◆ **Stated goal**
Pictures stay out of the copy. Please reproduce only the lines between the one holding "Write the TikZ code for this diagram." and the one holding "(l7) at (690,1186)", inclusive.

◆ **Record extracts**

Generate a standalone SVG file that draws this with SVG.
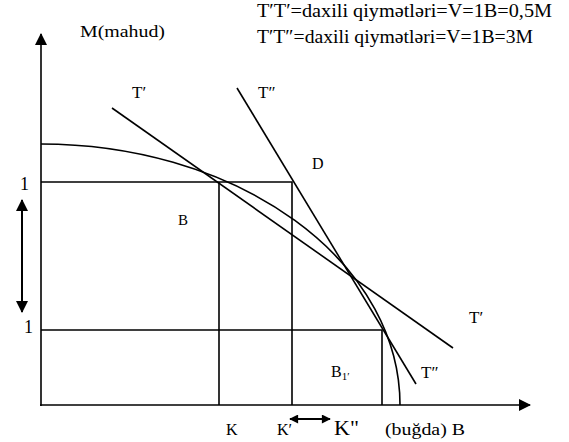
<svg xmlns="http://www.w3.org/2000/svg" width="569" height="442" viewBox="0 0 569 442">
<style>
.ln{stroke:#000;stroke-width:1.6;fill:none}
text{font-family:'Liberation Serif','DejaVu Serif','Times New Roman',serif;fill:#000}
</style>
<defs>
<marker id="ah" viewBox="0 0 12 12" refX="11" refY="6" markerWidth="12" markerHeight="12" markerUnits="userSpaceOnUse" orient="auto-start-reverse">
<path d="M0,0 L12,6 L0,12 Z" fill="#000"/>
</marker>
<marker id="ahs" viewBox="0 0 10 10" refX="9" refY="5" markerWidth="10" markerHeight="9" markerUnits="userSpaceOnUse" orient="auto-start-reverse">
<path d="M0,0 L10,5 L0,10 Z" fill="#000"/>
</marker>
</defs>
<rect width="569" height="442" fill="#fff"/>
<g id="axes">
<line class="ln" x1="41" y1="406" x2="41" y2="34" marker-end="url(#ah)"/>
<line class="ln" x1="40" y1="405" x2="530" y2="405" marker-end="url(#ah)"/>
</g>
<g id="connectors">
<path id="ppf" class="ln" d="M41,144 A359,261 0 0 1 400,405"/>
<line id="tprime" class="ln" x1="112" y1="108" x2="453" y2="348"/>
<line id="tdprime" class="ln" x1="237" y1="88" x2="416" y2="384"/>
<polyline class="ln" points="41,182 292,182 292,405"/>
<line class="ln" x1="219" y1="182" x2="219" y2="405"/>
<polyline class="ln" points="41,330 382,330 382,405"/>
<line class="ln" x1="22" y1="200" x2="22" y2="312" marker-start="url(#ah)" marker-end="url(#ah)" style="stroke-width:2"/>
<line class="ln" x1="290" y1="419" x2="330" y2="419" marker-start="url(#ahs)" marker-end="url(#ahs)" style="stroke-width:2"/>
</g>
<g id="legend" font-family="Liberation Serif, DejaVu Serif, serif">
<text x="257" y="17" font-size="18" textLength="295" lengthAdjust="spacingAndGlyphs">T′T′=daxili qiymətləri=V=1B=0,5M</text>
<text x="257" y="43" font-size="18" textLength="276" lengthAdjust="spacingAndGlyphs">T′T″=daxili qiymətləri=V=1B=3M</text>
</g>
<g id="labels" font-family="Liberation Serif, DejaVu Serif, serif">
<text x="80" y="37" font-size="17" textLength="85" lengthAdjust="spacingAndGlyphs">M(mahud)</text>
<text x="132" y="98" font-size="17">T′</text>
<text x="258" y="98" font-size="17">T″</text>
<text x="312" y="169" font-size="16">D</text>
<text x="178" y="225" font-size="15">B</text>
<text x="20" y="190" font-size="18">1</text>
<text x="24" y="333" font-size="18">1</text>
<text x="469" y="323" font-size="17">T′</text>
<text x="421" y="378" font-size="17">T″</text>
<text x="331" y="377" font-size="16">B<tspan font-size="11" dy="3">1′</tspan></text>
<text x="226" y="435" font-size="16">K</text>
<text x="277" y="435" font-size="16">K′</text>
<text x="334" y="435" font-size="22">K"</text>
<text x="385" y="435" font-size="16" textLength="80" lengthAdjust="spacingAndGlyphs">(buğda) B</text>
</g>
</svg>
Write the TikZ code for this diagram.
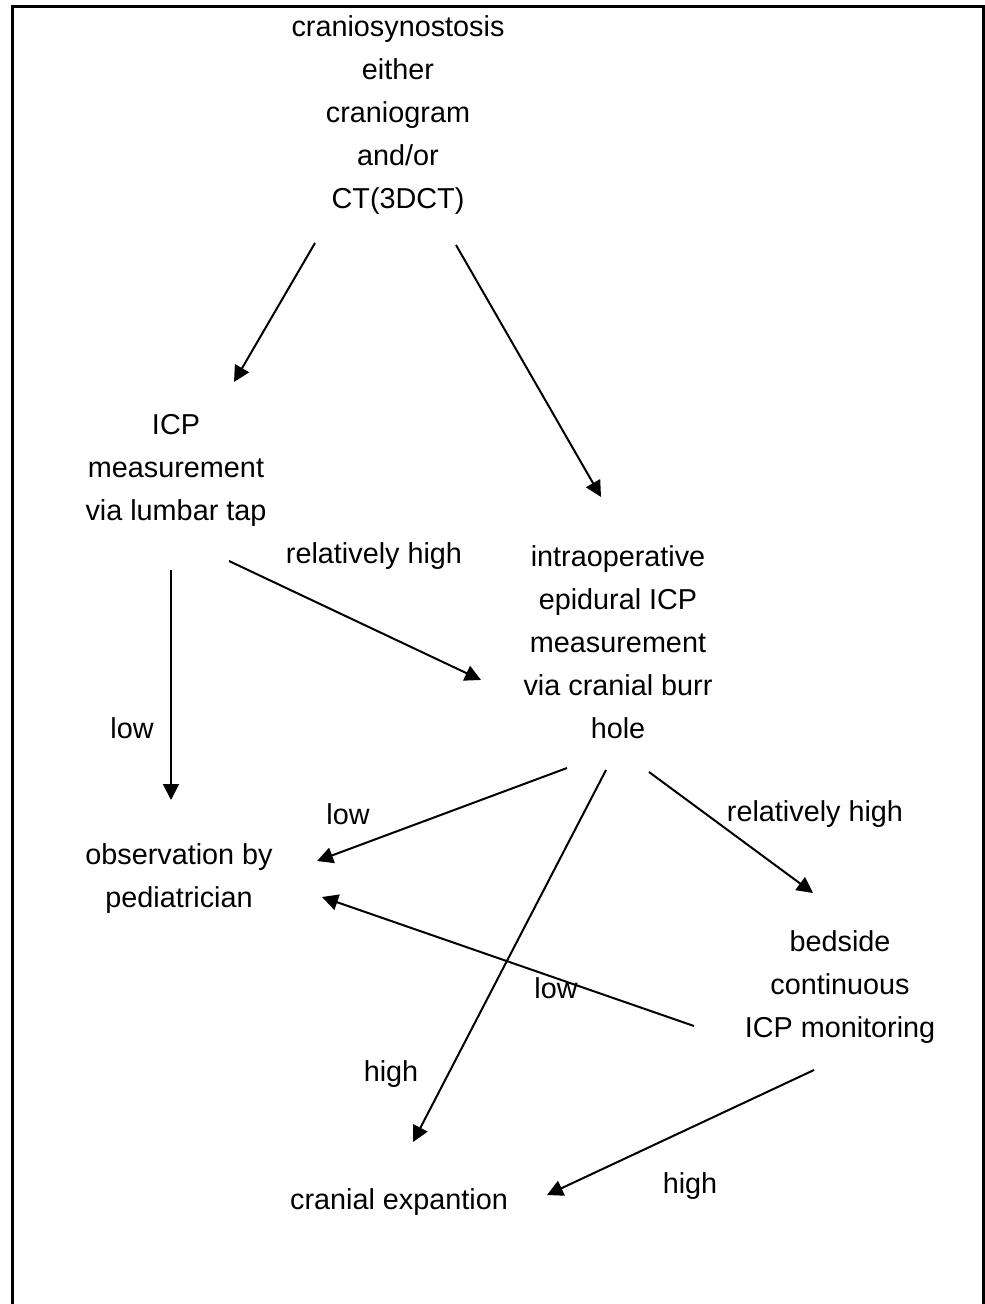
\documentclass[tikz,border=0pt]{standalone}
\usepackage{fontspec}
\setmainfont{Liberation Sans}
\usetikzlibrary{arrows.meta,calc}

\begin{document}
\begin{tikzpicture}[x=0.5pt,y=-0.5pt,
 txt/.style={align=center,inner sep=0pt,font=\fontsize{14.4}{21.5}\selectfont},
 lbl/.style={inner sep=0pt,font=\fontsize{14.4}{21.5}\selectfont},
 arr/.style={-{Triangle[length=8pt,width=8pt]},line width=1pt}]
\useasboundingbox (0,0) rectangle (984,1304);
\draw[line width=1.5pt] (12,1320)--(12,7)--(983,7)--(983,1320);

\node[txt] (ct) at (398,115) {craniosynostosis\\either\\craniogram\\and/or\\CT(3DCT)};
\node[txt] (lumbar) at (176,470) {ICP\\measurement\\via lumbar tap};
\node[txt] (burr) at (618,642) {intraoperative\\epidural ICP\\measurement\\via cranial burr\\hole};
\node[txt] (obs) at (179,879) {observation by\\pediatrician};
\node[txt] (bedside) at (840,987) {bedside\\continuous\\ICP monitoring};
\node[txt] (exp) at (399,1202) {cranial expantion};

\node[lbl] (l1) at (374,556) {relatively high};
\node[lbl] (l2) at (132,728) {low};
\node[lbl] (l3) at (348,814) {low};
\node[lbl] (l4) at (815,814) {relatively high};
\node[lbl] (l5) at (556,988) {low};
\node[lbl] (l6) at (391,1074) {high};
\node[lbl] (l7) at (690,1186) {high};

\draw[arr] ($(ct)+(-83,128)$)--($(lumbar)+(58,-88)$);
\draw[arr] ($(ct)+(58,130)$)--($(burr)+(-17,-145)$);
\draw[arr] ($(lumbar)+(-5,100)$)--($(obs)+(-8,-79)$);
\draw[arr] ($(lumbar)+(53,91)$)--($(burr)+(-137,38)$);
\draw[arr] ($(burr)+(-51,126)$)--($(obs)+(138,-18)$);
\draw[arr] ($(burr)+(-12,128)$)--($(exp)+(14,-60)$);
\draw[arr] ($(burr)+(31,130)$)--($(bedside)+(-27,-94)$);
\draw[arr] ($(bedside)+(-146,39)$)--($(obs)+(143,18)$);
\draw[arr] ($(bedside)+(-26,83)$)--($(exp)+(148,-7)$);
\end{tikzpicture}
\end{document}
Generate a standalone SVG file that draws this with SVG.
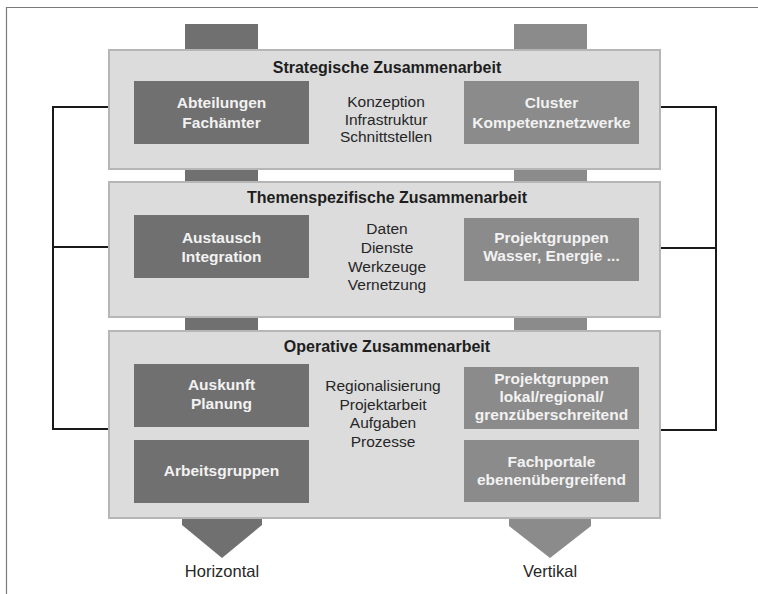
<svg xmlns="http://www.w3.org/2000/svg" width="758" height="594" viewBox="0 0 758 594">
<defs>
<style>
text{font-family:"Liberation Sans",Arial,sans-serif;text-anchor:middle;}
.title{font-size:16px;font-weight:bold;fill:#1e1e1e;}
.mid{font-size:15.5px;fill:#262626;}
.bt{font-size:15.5px;font-weight:bold;fill:#f2f2f2;}
.lab{font-size:16.5px;fill:#262626;}
.panel{fill:#dcdcdd;stroke:#b6b6b6;stroke-width:2;}
.dk{fill:#707070;}
.lt{fill:#8b8b8b;}
.con{fill:none;stroke:#1a1a1a;stroke-width:2;}
</style>
</defs>
<rect width="758" height="594" fill="#ffffff"/>
<path d="M6.5,594 V7.5 H758" fill="none" stroke="#7a7a7a" stroke-width="1.2"/>

<g id="columns">
<rect class="dk" x="185" y="24" width="73" height="26"/>
<rect class="lt" x="514" y="24" width="73" height="26"/>
<rect class="dk" x="185" y="168" width="73" height="15"/>
<rect class="lt" x="514" y="168" width="73" height="15"/>
<rect class="dk" x="185" y="316" width="73" height="16"/>
<rect class="lt" x="514" y="316" width="73" height="16"/>
</g>

<g id="connectors">
<path class="con" d="M108,107 H53 V429 H108 M53,247 H108"/>
<path class="con" d="M660,107 H716 V430 H660 M716,248 H660"/>
</g>

<g id="strategisch">
<rect class="panel" x="109" y="50" width="551" height="119"/>
<text class="title" x="387" y="73">Strategische Zusammenarbeit</text>
<text class="mid" x="386" y="107">Konzeption</text>
<text class="mid" x="386" y="124.5">Infrastruktur</text>
<text class="mid" x="386" y="142">Schnittstellen</text>
</g>
<g id="abteilungen">
<rect class="dk" x="134" y="81" width="175" height="63"/>
<text class="bt" x="221.5" y="108">Abteilungen</text>
<text class="bt" x="221.5" y="128">Fachämter</text>
</g>
<g id="cluster">
<rect class="lt" x="464" y="81" width="175" height="63"/>
<text class="bt" x="551.5" y="108">Cluster</text>
<text class="bt" x="551.5" y="128">Kompetenznetzwerke</text>
</g>

<g id="themenspezifisch">
<rect class="panel" x="109" y="182" width="551" height="135"/>
<text class="title" x="387" y="203">Themenspezifische Zusammenarbeit</text>
<text class="mid" x="387" y="234">Daten</text>
<text class="mid" x="387" y="253">Dienste</text>
<text class="mid" x="387" y="271.5">Werkzeuge</text>
<text class="mid" x="387" y="290">Vernetzung</text>
</g>
<g id="austausch">
<rect class="dk" x="134" y="215" width="175" height="63"/>
<text class="bt" x="221.5" y="243">Austausch</text>
<text class="bt" x="221.5" y="262">Integration</text>
</g>
<g id="projektgruppen-wasser">
<rect class="lt" x="464" y="218" width="175" height="63"/>
<text class="bt" x="551.5" y="243">Projektgruppen</text>
<text class="bt" x="551.5" y="261">Wasser, Energie ...</text>
</g>

<g id="operativ">
<rect class="panel" x="109" y="331" width="551" height="187"/>
<text class="title" x="387" y="352">Operative Zusammenarbeit</text>
<text class="mid" x="383" y="391">Regionalisierung</text>
<text class="mid" x="383" y="409.5">Projektarbeit</text>
<text class="mid" x="383" y="428">Aufgaben</text>
<text class="mid" x="383" y="446.5">Prozesse</text>
</g>
<g id="auskunft">
<rect class="dk" x="134" y="364" width="175" height="63"/>
<text class="bt" x="221.5" y="390">Auskunft</text>
<text class="bt" x="221.5" y="409">Planung</text>
</g>
<g id="arbeitsgruppen">
<rect class="dk" x="134" y="440" width="175" height="63"/>
<text class="bt" x="221.5" y="476">Arbeitsgruppen</text>
</g>
<g id="projektgruppen-lokal">
<rect class="lt" x="464" y="367" width="175" height="62"/>
<text class="bt" x="551.5" y="384">Projektgruppen</text>
<text class="bt" x="551.5" y="402">lokal/regional/</text>
<text class="bt" x="551.5" y="420">grenzüberschreitend</text>
</g>
<g id="fachportale">
<rect class="lt" x="464" y="440" width="175" height="62"/>
<text class="bt" x="551.5" y="467">Fachportale</text>
<text class="bt" x="551.5" y="485">ebenenübergreifend</text>
</g>

<g id="horizontal">
<polygon class="dk" points="182,519 262,519 262,525 222,558 182,525"/>
<text class="lab" x="222" y="577">Horizontal</text>
</g>
<g id="vertikal">
<polygon class="lt" points="509,519 591,519 591,526 550,558 509,526"/>
<text class="lab" x="550" y="577">Vertikal</text>
</g>
</svg>
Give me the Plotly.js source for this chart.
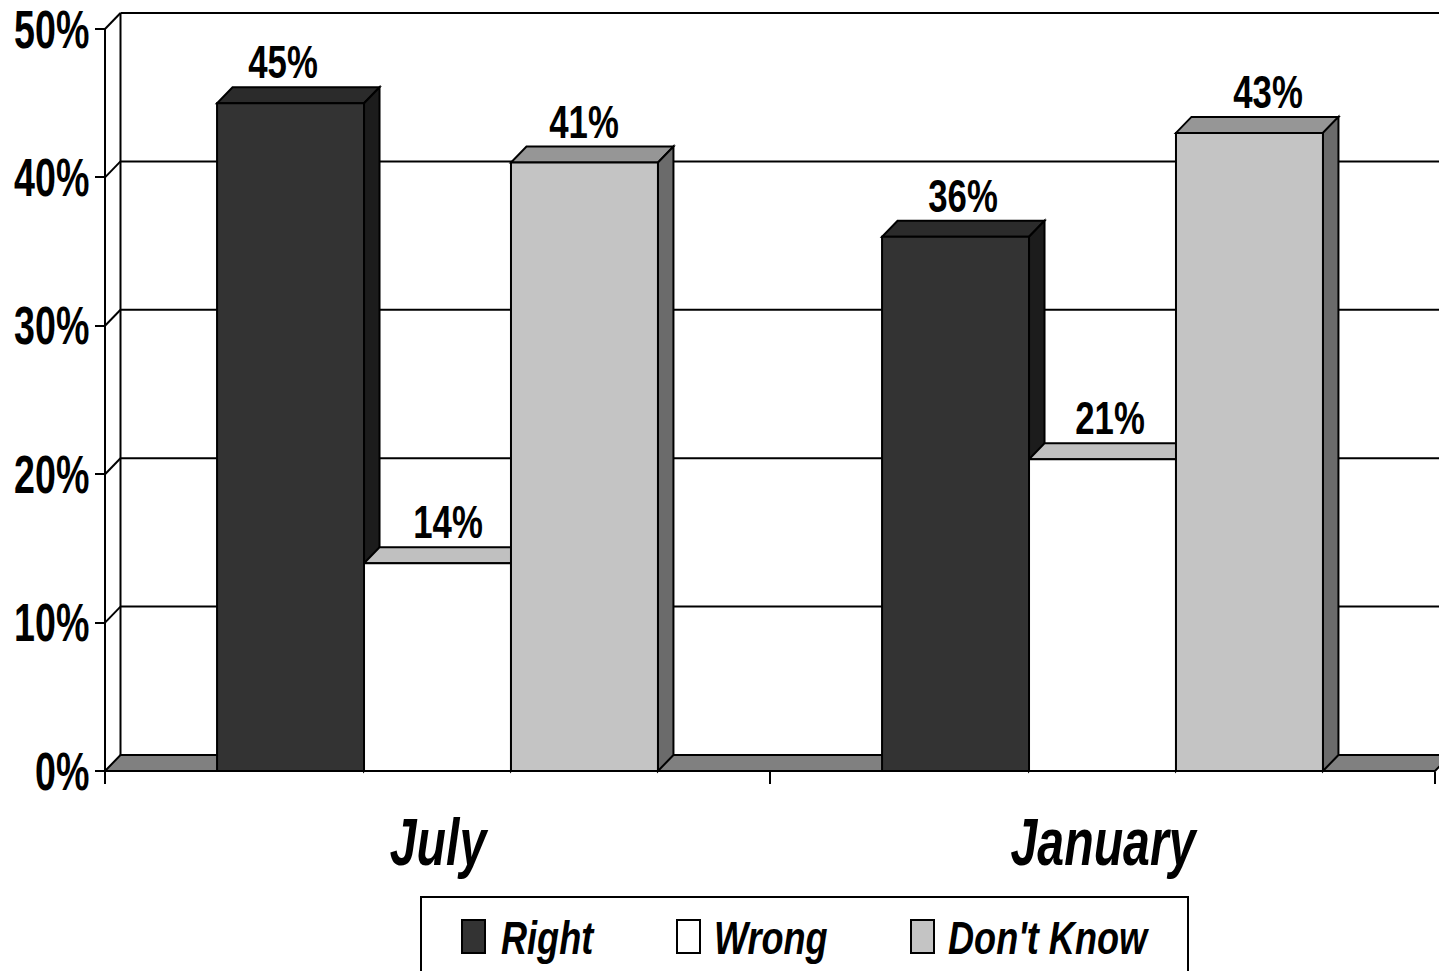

◆ **Exercise output**
Write the TikZ code for this diagram.
\documentclass[tikz,border=0pt]{standalone}
\usepackage{fontspec}
\setmainfont{Liberation Sans}
\usetikzlibrary{arrows.meta,calc}

\begin{document}
\begin{tikzpicture}[x=0.5pt,y=-0.5pt,
 txt/.style={align=center,inner sep=0pt,font=\fontsize{14.4}{21.5}\selectfont},
 lbl/.style={inner sep=0pt,font=\fontsize{14.4}{21.5}\selectfont},
 arr/.style={-{Triangle[length=8pt,width=8pt]},line width=1pt}]
\useasboundingbox (0,0) rectangle (984,1304);
\draw[line width=1.5pt] (12,1320)--(12,7)--(983,7)--(983,1320);

\node[txt] (ct) at (398,115) {craniosynostosis\\either\\craniogram\\and/or\\CT(3DCT)};
\node[txt] (lumbar) at (176,470) {ICP\\measurement\\via lumbar tap};
\node[txt] (burr) at (618,642) {intraoperative\\epidural ICP\\measurement\\via cranial burr\\hole};
\node[txt] (obs) at (179,879) {observation by\\pediatrician};
\node[txt] (bedside) at (840,987) {bedside\\continuous\\ICP monitoring};
\node[txt] (exp) at (399,1202) {cranial expantion};

\node[lbl] (l1) at (374,556) {relatively high};
\node[lbl] (l2) at (132,728) {low};
\node[lbl] (l3) at (348,814) {low};
\node[lbl] (l4) at (815,814) {relatively high};
\node[lbl] (l5) at (556,988) {low};
\node[lbl] (l6) at (391,1074) {high};
\node[lbl] (l7) at (690,1186) {high};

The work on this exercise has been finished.